DHAKA: Bangladesh government is going to end a dispute between the business community and the International Monetary Fund over the implementation of the new VAT law.
Some minor changes will be brought to the law, which will be acceptable to both the IMF and the business community, Finance Minister AMA Muhith said here the other day.
A government committee on the VAT law has finalised its report and the finance minister held a meeting with the committee.
Muhith said they will invite an IMF mission to Dhaka in February. After talks with the IMF, the ministry will issue an official order on the implementation of the VAT law, the minister said.
“After that, there will be no problem in getting the rest of the ECF [Extended Credit Facility] loans,” Muhith said.

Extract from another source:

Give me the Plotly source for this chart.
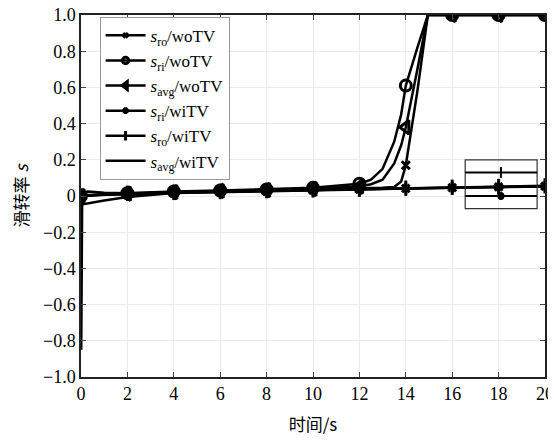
import plotly.graph_objects as go

# ---- data ----
t_wo = [0, 0.5, 1, 2, 4, 6, 8, 10, 12, 12.5, 13, 13.5, 13.8, 14, 14.5, 14.95, 16, 18, 20]
s_ro_wo  = [0, 0.004, 0.007, 0.012, 0.02, 0.025, 0.03, 0.035, 0.04, 0.042, 0.045, 0.05, 0.08, 0.17, 0.58, 1.0, 1.0, 1.0, 1.0]
s_ri_wo  = [0, 0.006, 0.01, 0.015, 0.025, 0.03, 0.036, 0.045, 0.068, 0.09, 0.15, 0.3, 0.45, 0.61, 0.82, 1.0, 1.0, 1.0, 1.0]
s_avg_wo = [0, 0.005, 0.008, 0.013, 0.022, 0.028, 0.033, 0.04, 0.052, 0.065, 0.09, 0.18, 0.28, 0.38, 0.70, 1.0, 1.0, 1.0, 1.0]

t_wi = [0, 0.01, 0.05, 0.1, 0.3, 0.5, 1, 1.5, 2, 4, 6, 8, 10, 12, 14, 16, 18, 20]
s_ri_wi  = [0, -0.85, -0.02, 0.0, 0.005, 0.006, 0.008, 0.009, 0.01, 0.018, 0.024, 0.028, 0.033, 0.037, 0.042, 0.046, 0.05, 0.054]
s_ro_wi  = [0, 0.0, 0.01, 0.02, 0.025, 0.022, 0.018, 0.016, 0.015, 0.02, 0.025, 0.03, 0.034, 0.038, 0.043, 0.048, 0.052, 0.056]
s_avg_wi = [0, -0.02, -0.04, -0.045, -0.04, -0.035, -0.025, -0.015, -0.005, 0.016, 0.022, 0.027, 0.032, 0.036, 0.041, 0.045, 0.049, 0.053]

marker_times = [0, 2, 4, 6, 8, 10, 12, 14, 16, 18, 20]
legend_names = ["<i>s</i><sub>ro</sub>/woTV", "<i>s</i><sub>ri</sub>/woTV", "<i>s</i><sub>avg</sub>/woTV",
                "<i>s</i><sub>ri</sub>/wiTV", "<i>s</i><sub>ro</sub>/wiTV", "<i>s</i><sub>avg</sub>/wiTV"]
y_ticks = [1.0, 0.8, 0.6, 0.4, 0.2, 0, -0.2, -0.4, -0.6, -0.8, -1.0]
y_ticktext = ["1.0", "0.8", "0.6", "0.4", "0.2", "0", "\u22120.2", "\u22120.4", "\u22120.6", "\u22120.8", "\u22121.0"]
x_ticks = [0, 2, 4, 6, 8, 10, 12, 14, 16, 18, 20]

FONT = "Liberation Serif, Times New Roman, serif"


def sizes(ts, s):
    return [s if any(abs(tt - m) < 1e-9 for m in marker_times) else 0 for tt in ts]


fig = go.Figure()
series = [
    (t_wo, s_ro_wo, "x-thin-open", 8, legend_names[0]),
    (t_wo, s_ri_wo, "circle-open", 11, legend_names[1]),
    (t_wo, s_avg_wo, "triangle-left-open", 12, legend_names[2]),
    (t_wi, s_ri_wi, "asterisk-open", 9, legend_names[3]),
    (t_wi, s_ro_wi, "line-ns-open", 11, legend_names[4]),
    (t_wi, s_avg_wi, None, 0, legend_names[5]),
]
for ts, ys, sym, sz, name in series:
    if sym is None:
        fig.add_trace(go.Scatter(x=ts, y=ys, mode="lines", name=name,
                                 line=dict(color="black", width=2.5)))
    else:
        fig.add_trace(go.Scatter(x=ts, y=ys, mode="lines+markers", name=name,
                                 line=dict(color="black", width=2.5),
                                 marker=dict(symbol=sym, size=sizes(ts, sz), color="black",
                                             opacity=1,
                                             line=dict(color="black", width=3))))

# stray legend-like box on the right (decoration, paper coords)
bx0, bx1 = 0.828, 0.983
by0, by1 = 0.465, 0.6
shapes = [
    dict(type="rect", xref="paper", yref="paper", x0=bx0, x1=bx1, y0=by0, y1=by1,
         line=dict(color="#333", width=1.2)),
    dict(type="line", xref="paper", yref="paper", x0=bx0, x1=bx1, y0=0.565, y1=0.565,
         line=dict(color="black", width=2)),
    dict(type="line", xref="paper", yref="paper", x0=bx0, x1=bx1, y0=0.5, y1=0.5,
         line=dict(color="black", width=2)),
    dict(type="line", xref="paper", yref="paper", x0=0.905, x1=0.905, y0=0.55, y1=0.58,
         line=dict(color="black", width=2)),
    dict(type="circle", xref="paper", yref="paper", x0=0.898, x1=0.912, y0=0.49, y1=0.51,
         fillcolor="black", line=dict(color="black", width=1)),
]

# page body has an 8px margin, so the figure is 8px smaller and offsets are reduced
fig.update_layout(
    width=548, height=439,
    margin=dict(l=73, r=11, t=7, b=70),
    plot_bgcolor="white", paper_bgcolor="white",
    font=dict(family=FONT, size=16, color="black"),
    shapes=shapes,
    showlegend=True,
    legend=dict(x=0.04, y=0.995, xanchor="left", yanchor="top",
                bgcolor="white", bordercolor="#999", borderwidth=1,
                font=dict(family=FONT, size=17), tracegroupgap=0, itemwidth=40),
    xaxis=dict(range=[0, 20], tickvals=x_ticks, ticks="inside", ticklen=5,
               showline=True, linecolor="#222", linewidth=1.5, mirror="ticks",
               showgrid=True, gridcolor="#ececec", zeroline=False, automargin=False,
               ticklabeloverflow="allow",
               title=dict(text="时间/s", font=dict(family="Noto Sans CJK SC", size=17), standoff=16),
               tickfont=dict(size=18)),
    yaxis=dict(range=[-1.0, 1.0], tickvals=y_ticks, ticktext=y_ticktext, ticks="inside", ticklen=5,
               showline=True, linecolor="#222", linewidth=1.5, mirror="ticks",
               showgrid=True, gridcolor="#ececec", zeroline=False, automargin=False,
               ticklabeloverflow="allow",
               title=dict(text="滑转率 <i>s</i>", font=dict(family="Noto Sans CJK SC", size=17), standoff=12),
               tickfont=dict(size=18)),
)

fig.write_html("out.html")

The IMF had deferred the release of the sixth instalment of the $1 billion loan last year after the government failed to lay out a fresh roadmap for implementing the new VAT law.
The government is introducing the new VAT law at the prescription of the IMF, but businesses earlier said their recommendations and concerns were not reflected in the law.
The sixth instalment — around $140 million — was scheduled for release in November last year.
The IMF had tagged a condition that the government would have to issue a formal notice announcing the rollout of the VAT law in July 2016. The lender said the sixth and the last instalments would be released together in April this year.
The government had earlier committed to the IMF that the new VAT law would come into effect in July 2015, but due to opposition by influential ministers and the business community, the government had pushed it back to July 2016.
The government last year formed the committee on the VAT law with NBR member Ali Ahmed as its head which included representatives of the business community.
Muhith said the report submitted by the committee recommended some minor changes in the VAT law. He said the changes would be acceptable to the IMF.
Businesspeople will not have any objection if the VAT law is implemented after bringing the recommended changes, he said.
“Businesses also do not want any conflict with the IMF.”
The VAT law has two important features — a uniform rate of 15 percent and elimination of various complications like truncated base, tariff value exemption and so on — that would simplify the VAT collection process and make it more transparent.
The existing VAT law was introduced in 1991 and has gone through many changes on an ad-hoc basis.